The New York Times reported that Northern Trust of Chicago had received over a billion dollars in federal bailout money in late 2008. On the weekend of February 14, this corporation treated its top executives to a weekend in Los Angeles that included posh hotel rooms, expensive food, and performances by top entertainers. This was, of course, after President Obama had issued an executive order that placed strict limits on executive compensation and perks for banks that received taxpayer money. What was Northern Trust's response to this? They claimed in effect that they had not actually asked for any bailout money, but the feds had given it to them anyway, so they could spend it any way they blankety-blank pleased.

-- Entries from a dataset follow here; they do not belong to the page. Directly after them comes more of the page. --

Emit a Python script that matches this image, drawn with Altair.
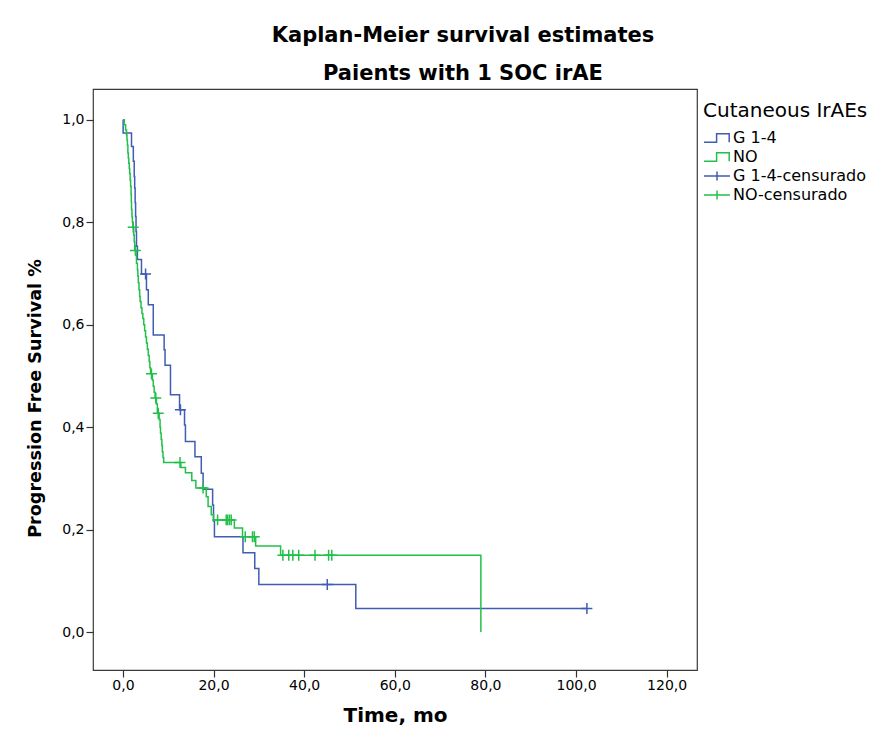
import altair as alt
import pandas as pd

# Kaplan-Meier step curves: time (months) of each drop and survival after it
g14_time = [0, 0.05, 1.9, 2.3, 2.5, 2.6, 2.7, 2.8, 2.9, 3.0, 3.2, 4.1, 5.2, 5.6, 6.7, 9.1,
            9.3, 10.5, 12.5, 13.6, 13.8, 15.9, 17.3, 17.7, 19.8, 20.0, 20.2, 26.5, 29.1,
            30.0, 51.4, 102.4]
g14_surv = [1.0, 0.974, 0.948, 0.919, 0.889, 0.867, 0.838, 0.811, 0.782, 0.753, 0.727,
            0.699, 0.668, 0.639, 0.580, 0.551, 0.521, 0.463, 0.434, 0.404, 0.372, 0.342,
            0.310, 0.279, 0.248, 0.217, 0.186, 0.155, 0.124, 0.093, 0.046, 0.046]

no_time = [0, 0.3, 0.6, 0.8, 0.9, 1.0, 1.1, 1.2, 1.3, 1.4, 1.5, 1.6, 1.7, 1.8, 1.85, 1.9,
           2.0, 2.1, 2.2, 2.4, 2.5, 2.6, 2.9, 3.0, 3.2, 3.3, 3.4, 3.55, 3.7, 3.8, 4.0, 4.2,
           4.4, 4.6, 4.8, 5.0, 5.2, 5.4, 5.6, 5.8, 5.95, 6.1, 6.5, 6.7, 6.9, 7.1, 7.4, 7.6,
           8.0, 8.2, 8.3, 8.45, 8.6, 8.7, 8.85, 9.0, 12.8, 13.8, 15.2, 16.1, 18.4, 18.8,
           19.5, 20.0, 24.6, 26.4, 29.3, 34.8, 79.0]
no_surv = [1.0, 0.99, 0.98, 0.97, 0.96, 0.95, 0.935, 0.925, 0.915, 0.905, 0.895, 0.882,
           0.87, 0.855, 0.84, 0.825, 0.81, 0.80, 0.79, 0.775, 0.762, 0.745, 0.735, 0.72,
           0.707, 0.695, 0.682, 0.668, 0.655, 0.645, 0.633, 0.622, 0.612, 0.60, 0.588,
           0.576, 0.564, 0.552, 0.54, 0.528, 0.516, 0.504, 0.492, 0.48, 0.468, 0.457,
           0.445, 0.427, 0.415, 0.40, 0.388, 0.376, 0.364, 0.352, 0.341, 0.331, 0.321,
           0.311, 0.296, 0.281, 0.264, 0.245, 0.229, 0.219, 0.203, 0.186, 0.168, 0.150, 0.0]

# Censored observations
g14_cens_time = [5.0, 12.7, 45.1, 102.4]
g14_cens_surv = [0.699, 0.434, 0.093, 0.046]
no_cens_time = [2.27, 2.75, 6.3, 7.25, 7.8, 12.6, 17.7, 20.9, 22.8, 23.1, 23.5, 23.9,
                27.0, 28.6, 29.0, 35.3, 36.6, 37.5, 38.8, 42.4, 45.4, 46.1]
no_cens_surv = [0.79, 0.745, 0.504, 0.457, 0.427, 0.331, 0.281, 0.219, 0.219, 0.219,
                0.219, 0.219, 0.186, 0.186, 0.186, 0.150, 0.150, 0.150, 0.150, 0.150,
                0.150, 0.150]

series_names = ["G 1-4", "NO", "G 1-4-censurado", "NO-censurado"]
series_colors = ["#3F5DB2", "#22C04A", "#3F5DB2", "#22C04A"]
x_ticks = [0, 20, 40, 60, 80, 100, 120]
y_ticks = [0, 0.2, 0.4, 0.6, 0.8, 1.0]

FONT = "DejaVu Sans"
# Legend icons drawn wider than the symbol's nominal box, starting at its left edge
STEP_ICON = "M-1,0.6H0.8V-0.6H2.6V0.6"
CROSS_ICON = "M-1,0H2.71M0.86,-0.65V0.65"
CROSS = "M-1,0H1M0,-1V1"

curves = pd.concat([
    pd.DataFrame({"time": g14_time, "surv": g14_surv, "series": series_names[0]}),
    pd.DataFrame({"time": no_time, "surv": no_surv, "series": series_names[1]}),
])
censored = pd.concat([
    pd.DataFrame({"time": g14_cens_time, "surv": g14_cens_surv, "series": series_names[2]}),
    pd.DataFrame({"time": no_cens_time, "surv": no_cens_surv, "series": series_names[3]}),
])
keys = pd.DataFrame({"series": series_names})

comma_fmt = "replace(format(datum.value, '.1f'), '.', ',')"
x_enc = alt.X(
    "time:Q",
    scale=alt.Scale(domain=[-6.6, 126.7], nice=False, zero=False),
    axis=alt.Axis(values=x_ticks, labelExpr=comma_fmt, grid=False, domain=False,
                  tickSize=7, tickColor="#333333", tickWidth=1.2,
                  labelFont=FONT, labelFontSize=14, labelColor="black", labelPadding=1,
                  titleFont=FONT, titleFontSize=20, titleFontWeight="bold",
                  titleColor="black", titlePadding=13),
    title="Time, mo",
)
y_enc = alt.Y(
    "surv:Q",
    scale=alt.Scale(domain=[-0.074, 1.06], nice=False, zero=False),
    axis=alt.Axis(values=y_ticks, labelExpr=comma_fmt, grid=False, domain=False,
                  tickSize=7, tickColor="#333333", tickWidth=1.2,
                  labelFont=FONT, labelFontSize=14, labelColor="black", labelPadding=2,
                  titleFont=FONT, titleFontSize=17.6, titleFontWeight="bold",
                  titleColor="black", titlePadding=17, titleY=309),
    title="Progression Free Survival %",
)
color_scale = alt.Scale(domain=series_names, range=series_colors)

legend_props = dict(
    title="Cutaneous IrAEs", orient="none", legendX=610, legendY=12, padding=0,
    titleFont=FONT, titleFontSize=20, titleFontWeight="normal", titleColor="black",
    titlePadding=9, labelFont=FONT, labelFontSize=16, labelColor="black",
    labelOffset=14, rowPadding=3, symbolSize=196, symbolStrokeWidth=1.5,
    symbolOpacity=1, symbolFillColor="transparent",
)
color_enc = alt.Color("series:N", scale=color_scale, legend=alt.Legend(**legend_props))

lines = alt.Chart(curves).mark_line(interpolate="step-after", strokeWidth=1.5).encode(
    x=x_enc, y=y_enc, color=color_enc, detail="series:N",
)

cens = alt.Chart(censored).mark_point(shape=CROSS, size=120, filled=False,
                                      strokeWidth=1.5, opacity=1).encode(
    x=x_enc, y=y_enc, color=color_enc,
)

key = alt.Chart(keys).mark_point(opacity=0, filled=False).encode(
    color=color_enc,
    shape=alt.Shape("series:N",
                    scale=alt.Scale(domain=series_names,
                                    range=[STEP_ICON, STEP_ICON, CROSS_ICON, CROSS_ICON]),
                    legend=alt.Legend(**legend_props)),
)

chart = alt.layer(lines, cens, key).properties(
    width=604,
    height=581,
    padding={"left": 93, "top": 89, "right": 180, "bottom": 65},
    autosize=alt.AutoSizeParams(type="none"),
    background="white",
    title=alt.TitleParams(
        text=["Kaplan-Meier survival estimates", "Paients with 1 SOC irAE"],
        font=FONT, fontSize=21, fontWeight="bold", color="black",
        anchor="middle", frame="group", dx=68, lineHeight=38, offset=5,
    ),
).configure_view(fill="#F0F0F0", stroke="#3A3A3A", strokeWidth=1.2)

chart.save("out.html", embed_options={"renderer": "svg", "actions": False})
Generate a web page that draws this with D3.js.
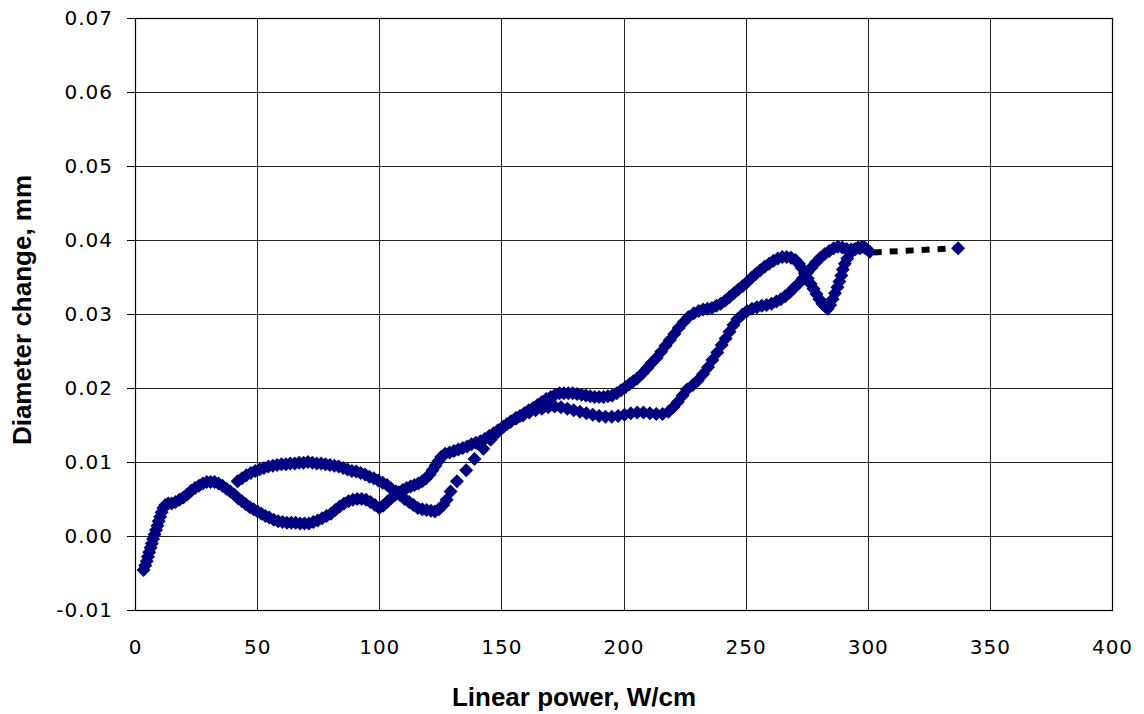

This example of selfishness is an outrageous insult to the American people. And the people of America and the world are quite aware of it. A European poll, published today by the New York Times, indicated that the only people that have less respect than bankers are prostitutes and convicted felons.
So what does evolution have to do with this?
One of the universal human traits, that all genetic lineages of people in the world have inherited from our common African ancestral population, is altruism. Having a conscience, doing good things for other people, and enjoying it, is a fundamental trait of the human mind. Altruism has enhanced the success of individuals and tribes that practice it, to the extent that non-altruistic evolutionary lineages have become extinct.
And many bank executives seem to have absolutely no concept of altruism or conscience. This means that they are outside of the range of universal human behavior. They are, in psychological terms, a different species, like Klingons, if such existed. The rest of us feel no human bond, or even an animal camaraderie, with them. I react to these bank executives as if they were tapeworms digging their abominable scolexes into the rectum of the nation. (I refer to the top executives who have made the decisions, not to the mid-level executives or to the ordinary employees, who do not get bonuses and are the ones that get laid off. I know some of them and they are quite within the realm of human altruism.)
Today's New York Times also reported that Bernard Madoff had pillaged the entire life savings and charitable funds of Elie Wiesel, the humanitarian and Holocaust survivor. It almost seems as if bankers and investment managers are trying their best to suck the blood out of every good person.
As Michael Shermer explained in "The Science of Good and Evil," humans are altruistic, and it feels good to be good. This is a natural result of evolution. Humans who do not fit this pattern are psychopaths and, I would say, not even members of our species.